Kevin Pho: You mentioned that you are researching for a book on perimenopause and menopause. Is there anything that is underreported or anything that surprised you during your research?
Marsha Shepherd Whitt: The fact that 75 percent of women walk out of their doctor’s office after having sought help for menopause symptoms is a big surprise to me. I mean, 75 percent leave empty-handed, not even with a prescription. It is a very big gray area for clinicians. The field is wide open for them to learn what really makes a difference for these women.
Kevin Pho: So you are saying that 75 percent of these women are not leaving with any advice to help with their symptoms?
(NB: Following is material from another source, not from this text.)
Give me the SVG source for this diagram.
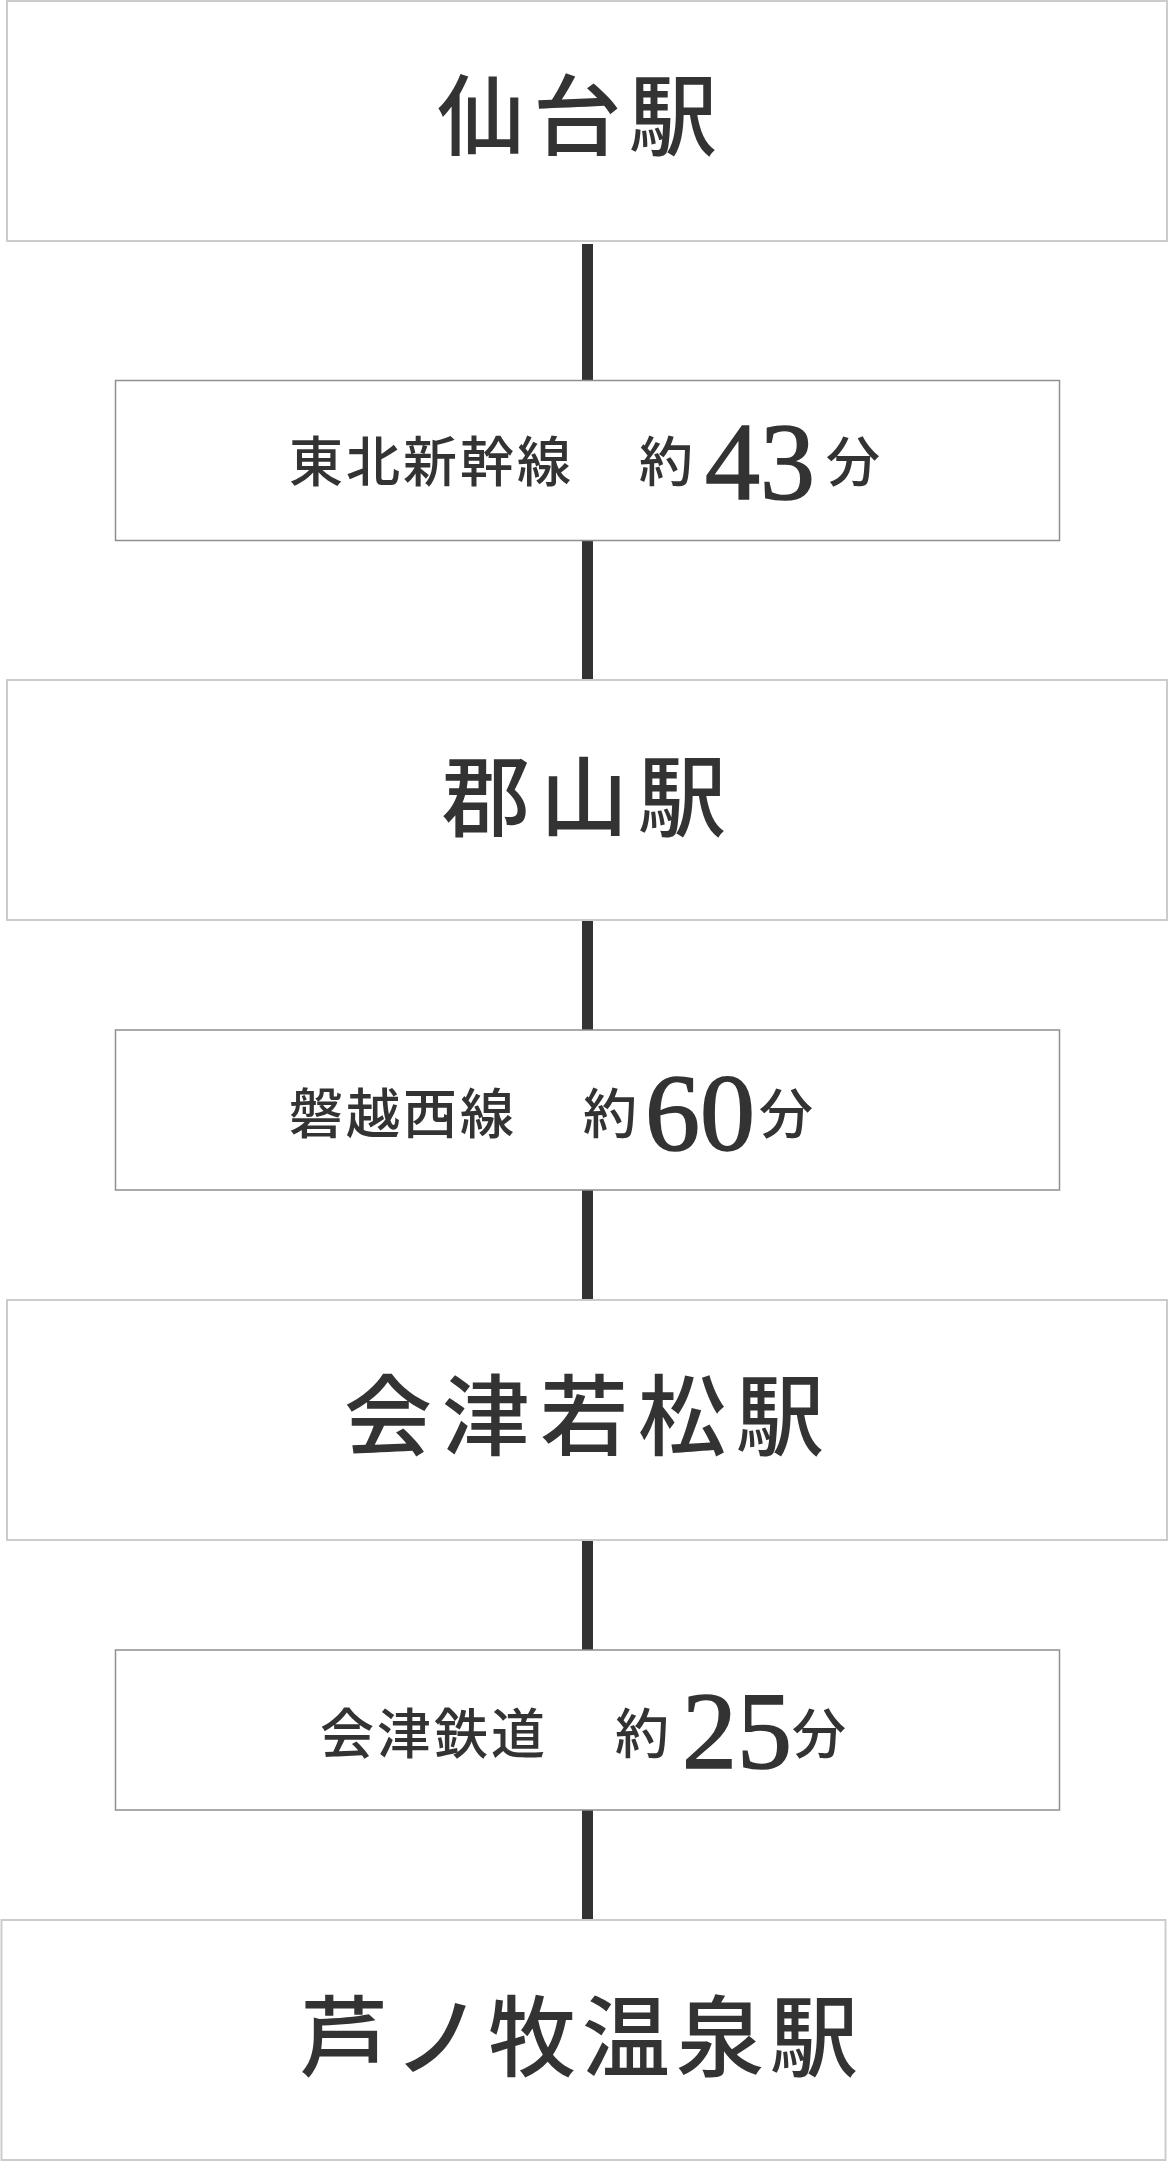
<svg xmlns="http://www.w3.org/2000/svg" width="1169" height="2162" viewBox="0 0 1169 2162">
  <style>
    .station { fill: #ffffff; stroke: #cccccc; stroke-width: 2; }
    .line-box { fill: #ffffff; stroke: #8f8f8f; stroke-width: 1.5; }
    .conn { stroke: #333333; stroke-width: 11; fill: none; }
    .st-label { font-family: "Noto Sans CJK JP", "Noto Sans CJK SC", sans-serif; font-size: 88px; font-weight: 500; letter-spacing: 10px; fill: #333333; }
    .ln-label { font-family: "Noto Sans CJK JP", "Noto Sans CJK SC", sans-serif; font-size: 54px; font-weight: 500; letter-spacing: 3px; fill: #333333; }
    .num { font-family: "Liberation Serif", "Times New Roman", serif; font-size: 110px; font-weight: normal; letter-spacing: 0; fill: #333333; stroke: #333333; stroke-width: 1.6px; }
  </style>
  <rect width="1169" height="2162" fill="#ffffff"/>
  <g id="connectors">
    <line class="conn" x1="587.5" y1="244" x2="587.5" y2="381"/>
    <line class="conn" x1="587.5" y1="540" x2="587.5" y2="680"/>
    <line class="conn" x1="587.5" y1="921" x2="587.5" y2="1030"/>
    <line class="conn" x1="587.5" y1="1190" x2="587.5" y2="1300"/>
    <line class="conn" x1="587.5" y1="1541" x2="587.5" y2="1650"/>
    <line class="conn" x1="587.5" y1="1810" x2="587.5" y2="1920"/>
  </g>
  <g id="sendai">
    <rect class="station" x="7" y="1" width="1160" height="240"/>
    <text class="st-label" x="437" y="148" style="letter-spacing:8px">仙台駅</text>
  </g>
  <g id="tohoku-shinkansen">
    <rect class="line-box" x="115.5" y="380.5" width="944" height="160"/>
    <text class="ln-label" y="482"><tspan x="289">東北新幹線</tspan><tspan x="639">約</tspan><tspan class="num" x="705" y="499">43</tspan><tspan x="826" y="482">分</tspan></text>
  </g>
  <g id="koriyama">
    <rect class="station" x="7" y="680" width="1160" height="240"/>
    <text class="st-label" x="442" y="829">郡山駅</text>
  </g>
  <g id="banetsu-west">
    <rect class="line-box" x="115.5" y="1030" width="944" height="160"/>
    <text class="ln-label" y="1134"><tspan x="289">磐越西線</tspan><tspan x="583">約</tspan><tspan class="num" x="645" y="1150">60</tspan><tspan x="759" y="1134">分</tspan></text>
  </g>
  <g id="aizu-wakamatsu">
    <rect class="station" x="7" y="1300" width="1160" height="240"/>
    <text class="st-label" x="344" y="1448">会津若松駅</text>
  </g>
  <g id="aizu-railway">
    <rect class="line-box" x="115.5" y="1650" width="944" height="160"/>
    <text class="ln-label" y="1754"><tspan x="320">会津鉄道</tspan><tspan x="615">約</tspan><tspan class="num" x="682" y="1768">25</tspan><tspan x="792" y="1754">分</tspan></text>
  </g>
  <g id="ashinomaki-onsen">
    <rect class="station" x="1.5" y="1920" width="1164" height="240"/>
    <text class="st-label" x="300" y="2069" style="letter-spacing:6px">芦ノ牧温泉駅</text>
  </g>
</svg>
Marsha Shepherd Whitt: That is right. Now these days a lot of them will be given a prescription for Ozempic, a GLP-1 agonist. The body makes its own GLP-1. We just have to give it the right tools to do so.
Kevin Pho: We are talking to Marsha Shepherd Whitt, metabolic health educator. Today’s KevinMD article is “Why ‘eat less, move more’ fails for midlife weight loss.” Marsha, let’s end with take-home messages that you want to leave with the KevinMD audience.
Marsha Shepherd Whitt: Focus less on suppressing intake and more on restoring regulation. Stabilize glucose through an adequate intake of protein and fat, preferably animal-based. Reduce carbohydrate consumption to place the body in the best possible position for muscle and bone maintenance and sleep. This reduces stress and enhances recovery. When the system feels safe, fat loss often follows.
Kevin Pho: Marsha, thank you so much for sharing your perspective and insight. Thanks again for coming on the show.
Marsha Shepherd Whitt: Thank you for having me. Have a good day.